1. Understanding the Operating Environment
The first step for picking a high-temperature alloy is understanding what the CNC part will face in real use. The highest temperature the component will meet matters most. Some materials do well when the heat is moderate, but then they soften or lose strength once they are exposed to extreme temperatures. Also the environment may involve corrosive chemicals, oxidation, or repeating thermal swings. When engineers know these conditions, they can narrow down alloys that handle the thermal and chemical difficulties tied directly to the specific application.
2. Evaluating Mechanical and Thermal Requirements
CNC parts must often endure mechanical loads while running at high temperatures, so it becomes essential to look at both the mechanical needs and the thermal requirements for that particular application. In practice you need to check tensile strength, fatigue resistance, and also hardness retention at elevated temperatures. Different high temperature alloys vary in how well they can maintain these properties when they are under stress, so matching the alloy capability to the real operating demands of the component is crucial.

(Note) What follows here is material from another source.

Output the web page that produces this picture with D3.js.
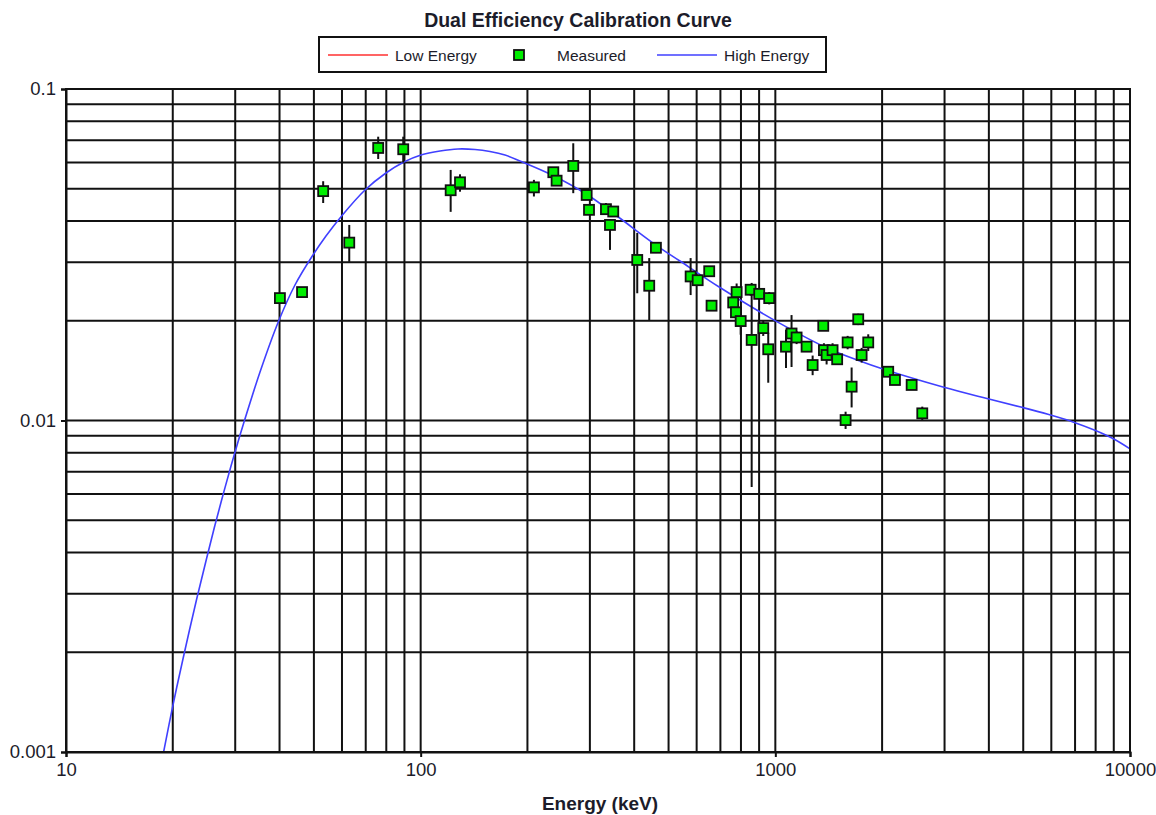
<!DOCTYPE html>
<html><head><meta charset="utf-8">
<script src="https://cdn.jsdelivr.net/npm/d3@7"></script>
<style>body{margin:0;background:#fff}</style>
</head><body>
<svg id="chart" width="1156" height="815"></svg>
<script>
// ---------- data ----------
const chartTitle = "Dual Efficiency Calibration Curve";
const xAxisTitle = "Energy (keV)";
const legendLabels = ["Low Energy", "Measured", "High Energy"];

const xTickValues = [10, 100, 1000, 10000];
const xTickLabels = ["10", "100", "1000", "10000"];
const yTickValues = [0.001, 0.01, 0.1];
const yTickLabels = ["0.001", "0.01", "0.1"];

// measured points (keV, efficiency, lower / upper uncertainty)
const energies = [40.1, 46.3, 53.1, 62.9, 75.9, 89.3, 121.5, 129.1, 208.6, 236.6, 241.7, 269.3, 293.8, 298.3, 333.0, 349.1, 341.8, 408, 441, 460.6, 577, 604, 651, 661, 760.7, 777.8, 774.4, 798.6, 851.9, 900.6, 961, 924.6, 857.6, 955, 1071.6, 1111, 1148, 1225, 1274, 1365, 1371, 1395, 1450, 1494, 1578, 1599, 1641, 1713, 1751, 1828, 2081, 2174, 2423, 2596];
const efficiencies = [0.0234, 0.0244, 0.0492, 0.0344, 0.0664, 0.0658, 0.0495, 0.0523, 0.0505, 0.0561, 0.0529, 0.0586, 0.0479, 0.0432, 0.0434, 0.0427, 0.0389, 0.0305, 0.0255, 0.0332, 0.0272, 0.0265, 0.0282, 0.0222, 0.0227, 0.0244, 0.0212, 0.01995, 0.0248, 0.0241, 0.0234, 0.0190, 0.0175, 0.0164, 0.0167, 0.0183, 0.0178, 0.0167, 0.0147, 0.0193, 0.0163, 0.01576, 0.0163, 0.0153, 0.01003, 0.0172, 0.01265, 0.0202, 0.01576, 0.0172, 0.01403, 0.01325, 0.0128, 0.01051];
const errMinus = [0.0006, 0.0005, 0.0039, 0.0043, 0.0049, 0.0058, 0.0069, 0.0033, 0.0031, 0.0015, 0.0015, 0.0101, 0.0015, 0.0015, 0.0015, 0.0012, 0.0062, 0.0063, 0.0054, 0.0012, 0.0033, 0.0008, 0.0008, 0.0008, 0.0015, 0.0015, 0.0020, 0.0018, 0.0010, 0.0010, 0.0010, 0.0010, 0.0112, 0.0034, 0.0023, 0.0038, 0.0008, 0.0006, 0.0010, 0.0005, 0.0008, 0.0010, 0.0008, 0.0005, 0.0006, 0.0008, 0.0017, 0.0008, 0.0008, 0.0010, 0.0004, 0.0004, 0.0004, 0.0005];
const errPlus = [0.0006, 0.0005, 0.0035, 0.0045, 0.0054, 0.0060, 0.0075, 0.0030, 0.0027, 0.0015, 0.0015, 0.0100, 0.0015, 0.0015, 0.0019, 0.0012, 0.0015, 0.0063, 0.0054, 0.0012, 0.0037, 0.0008, 0.0008, 0.0008, 0.0015, 0.0015, 0.0020, 0.0018, 0.0010, 0.0010, 0.0010, 0.0010, 0.0085, 0.0020, 0.0021, 0.0025, 0.0008, 0.0006, 0.0010, 0.0005, 0.0008, 0.0010, 0.0008, 0.0005, 0.0006, 0.0008, 0.0018, 0.0008, 0.0008, 0.0010, 0.0004, 0.0004, 0.0004, 0.0005];

// high-energy fit curve
const curveEnergies = [18.81, 20.03, 21.37, 23.36, 24.93, 26.31, 27.71, 29.19, 30.54, 31.61, 35.24, 39.67, 44.22, 49.28, 54.08, 59.87, 69.67, 79.82, 89.72, 100.2, 113.4, 127.4, 142.3, 156.8, 172.9, 190.5, 236.1, 294.4, 357.6, 460.6, 538.3, 698.0, 1010, 1398, 1732, 2011, 2969, 3950, 4957, 5869, 6903, 7962, 8949, 10000];
const curveEfficiencies = [0.00099, 0.001386, 0.001908, 0.002894, 0.003847, 0.004839, 0.005958, 0.007291, 0.008612, 0.009726, 0.01400, 0.01982, 0.02563, 0.03113, 0.03601, 0.04139, 0.04958, 0.05580, 0.06022, 0.06321, 0.06500, 0.06592, 0.06569, 0.06478, 0.06321, 0.06064, 0.05484, 0.04806, 0.04139, 0.03383, 0.03028, 0.02519, 0.01987, 0.01655, 0.01512, 0.01430, 0.01262, 0.01165, 0.01096, 0.01044, 0.00990, 0.00934, 0.00882, 0.00821];

// ---------- drawing ----------
(function () {
const FONT = "'Liberation Sans', Arial, sans-serif";
const svg = d3.select("#chart");
const W = 1156, H = 815;
const pL = 66, pR = 1130, pT = 89, pB = 752;

const x = d3.scaleLog().domain([10, 10000]).range([pL, pR]);
const y = d3.scaleLog().domain([0.001, 0.1]).range([pB, pT]);

svg.append("rect").attr("width", W).attr("height", H).attr("fill", "#fff");

// grid
const gridG = svg.append("g");
gridG.selectAll("line.vx").data(x.ticks()).join("line").attr("class", "vx")
  .attr("x1", d => x(d)).attr("x2", d => x(d))
  .attr("y1", pT).attr("y2", pB)
  .attr("stroke", "#111").attr("stroke-width", 2);
gridG.selectAll("line.hy").data(y.ticks()).join("line").attr("class", "hy")
  .attr("y1", d => y(d)).attr("y2", d => y(d))
  .attr("x1", pL).attr("x2", pR)
  .attr("stroke", "#111").attr("stroke-width", 2);

// axes (major ticks, labels)
const xAxis = d3.axisBottom(x).tickValues(xTickValues)
  .tickFormat((d, i) => xTickLabels[i]).tickSize(5).tickPadding(6);
const gx = svg.append("g").attr("transform", `translate(0,${pB})`).call(xAxis);
const yAxis = d3.axisLeft(y).tickValues(yTickValues)
  .tickFormat((d, i) => yTickLabels[i]).tickSize(5).tickPadding(5);
const gy = svg.append("g").attr("transform", `translate(${pL},0)`).call(yAxis);
[gx, gy].forEach(g => {
  g.select(".domain").attr("stroke", "#111").attr("stroke-width", 2);
  g.selectAll(".tick line").attr("stroke", "#111").attr("stroke-width", 2);
  g.selectAll("text").attr("font-family", FONT).attr("font-size", 18.5).attr("fill", "#1c1c2a");
});

// clip
svg.append("clipPath").attr("id", "plotclip").append("rect")
  .attr("x", pL).attr("y", pT).attr("width", pR - pL).attr("height", pB - pT);

// curve
const curvePts = curveEnergies.map((e, i) => [e, curveEfficiencies[i]]);
svg.append("path").datum(curvePts)
  .attr("clip-path", "url(#plotclip)")
  .attr("fill", "none").attr("stroke", "#4040ff").attr("stroke-width", 1.6)
  .attr("d", d3.line().x(d => x(d[0])).y(d => y(d[1])).curve(d3.curveCatmullRom.alpha(0.5)));

// error bars
const pts = energies.map((e, i) => ({ e, v: efficiencies[i], lo: efficiencies[i] - errMinus[i], hi: efficiencies[i] + errPlus[i] }));
svg.append("g").selectAll("line").data(pts).join("line")
  .attr("x1", d => x(d.e)).attr("x2", d => x(d.e))
  .attr("y1", d => y(d.lo)).attr("y2", d => y(d.hi))
  .attr("stroke", "#111").attr("stroke-width", 2);

// markers
const ms = 10;
svg.append("g").selectAll("rect").data(pts).join("rect")
  .attr("x", d => x(d.e) - ms / 2).attr("y", d => y(d.v) - ms / 2)
  .attr("width", ms).attr("height", ms)
  .attr("fill", "#00ee00").attr("stroke", "#111").attr("stroke-width", 1.8);

// frame on top
svg.append("rect").attr("x", pL).attr("y", pT).attr("width", pR - pL).attr("height", pB - pT)
  .attr("fill", "none").attr("stroke", "#111").attr("stroke-width", 2);

// titles
svg.append("text").attr("x", 578).attr("y", 27).attr("text-anchor", "middle")
  .attr("font-family", FONT).attr("font-weight", "bold").attr("font-size", 19.5).attr("fill", "#1c1c2a")
  .text(chartTitle);
svg.append("text").attr("x", 600).attr("y", 810).attr("text-anchor", "middle")
  .attr("font-family", FONT).attr("font-weight", "bold").attr("font-size", 19).attr("fill", "#1c1c2a")
  .text(xAxisTitle);

// legend
const lg = svg.append("g");
lg.append("rect").attr("x", 319).attr("y", 37).attr("width", 507).attr("height", 35)
  .attr("fill", "#fff").attr("stroke", "#111").attr("stroke-width", 2);
const legY = 55;
lg.append("line").attr("x1", 328).attr("x2", 388).attr("y1", legY).attr("y2", legY)
  .attr("stroke", "#ff3030").attr("stroke-width", 1.6);
lg.append("rect").attr("x", 519 - ms / 2).attr("y", legY - ms / 2).attr("width", ms).attr("height", ms)
  .attr("fill", "#00ee00").attr("stroke", "#111").attr("stroke-width", 1.8);
lg.append("line").attr("x1", 657).attr("x2", 717).attr("y1", legY).attr("y2", legY)
  .attr("stroke", "#4040ff").attr("stroke-width", 1.6);
const legX = [395, 557, 724];
legendLabels.forEach((t, i) => {
  lg.append("text").attr("x", legX[i]).attr("y", legY + 5.5)
    .attr("font-family", FONT).attr("font-size", 15.5).attr("fill", "#1c1c2a").text(t);
});
})();
</script>
</body></html>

3. Balancing Cost and Performance
Even though high-temperature alloys deliver excellent performance, they can also demand a higher material price and more complex manufacturing. Picking the right alloy is a juggling act, performance needs, budget limits, and the real operating conditions. Engineers have to judge if the added value from a premium grade, longer service life, or stronger thermal endurance, is worth the expense for that particular application. In some situations a moderately heat-resistant option is enough, while in others you need the best performing material available, because safety and reliability can not be compromised.
4. Aligning with Industry Standards and Certifications
Certain industries like aerospace, automotive, and energy need strict adherence to standards, certifications, for materials used in critical components. In practice this means high-temperature alloys have to satisfy those regulatory requirements, so safety, quality, and performance stay consistent. When choosing an alloy, engineers should check that the material matches the right industry standards, and also that it has a history of reliable use for the specific intended job.

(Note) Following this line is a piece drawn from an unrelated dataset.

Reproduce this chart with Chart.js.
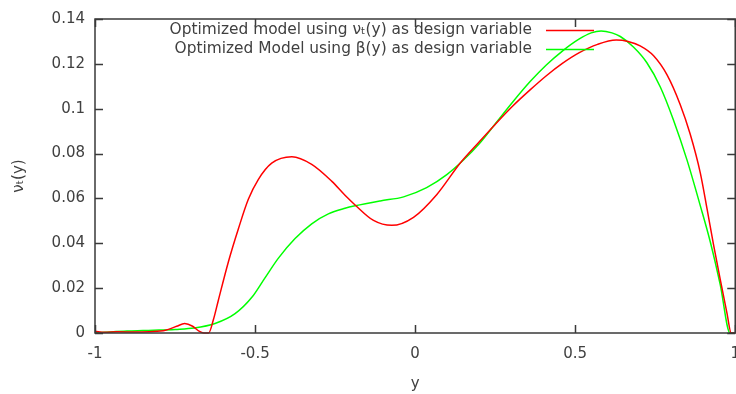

Advancements in CNC Machining Technologies for High-Temperature Alloys
| CNC Technology | Description | Benefits for High-Temperature Alloys | Applications |
| High-Speed CNC Milling | Uses higher spindle speeds and optimized feed rates | Reduces heat buildup, improves surface finish, increases productivity | Turbine blades, aerospace engine components |
| Cryogenic Machining | Uses liquid nitrogen or CO₂ to cool the cutting zone | Minimizes tool wear, prevents material work-hardening, improves dimensional accuracy | Nickel-based alloys, titanium alloys |
| Precision CNC Toolpath Strategies | Advanced CNC software plans tool movements to reduce cutting forces | Reduces stress on tough alloys, ensures accurate geometries | Complex aerospace and automotive components |
| Advanced Cutting Tools | Coated carbide, ceramic, and polycrystalline diamond (PCD) tools | Longer tool life, maintains sharpness, allows precise cutting of hard alloys | Cobalt-based alloys, high-strength stainless steels |
| Adaptive Machining | Real-time adjustment of feed rates and cutting speed based on material behavior | Prevents overheating, reduces tool breakage, optimizes machining efficiency | Titanium components, aerospace parts |
| CNC Simulation & Virtual Machining | Software simulates material response, cutting forces, and thermal impact | Minimizes trial-and-error, improves surface finish, reduces scrap | Prototyping and production of high-temperature alloy parts |
Final Words
High-temperature alloys are indispensable in CNC part manufacturing for use cases where heat resistance, strength, and long-lasting durability are required. Even if machining these materials brings distinct hurdles, improvements in CNC technology and material science have made it possible to create high-precision CNC parts that can endure extreme conditions. Picking the right alloy, along with a machining approach, helps ensure CNC components not only fit the design constraints but also deliver dependable operation in the harshest environments.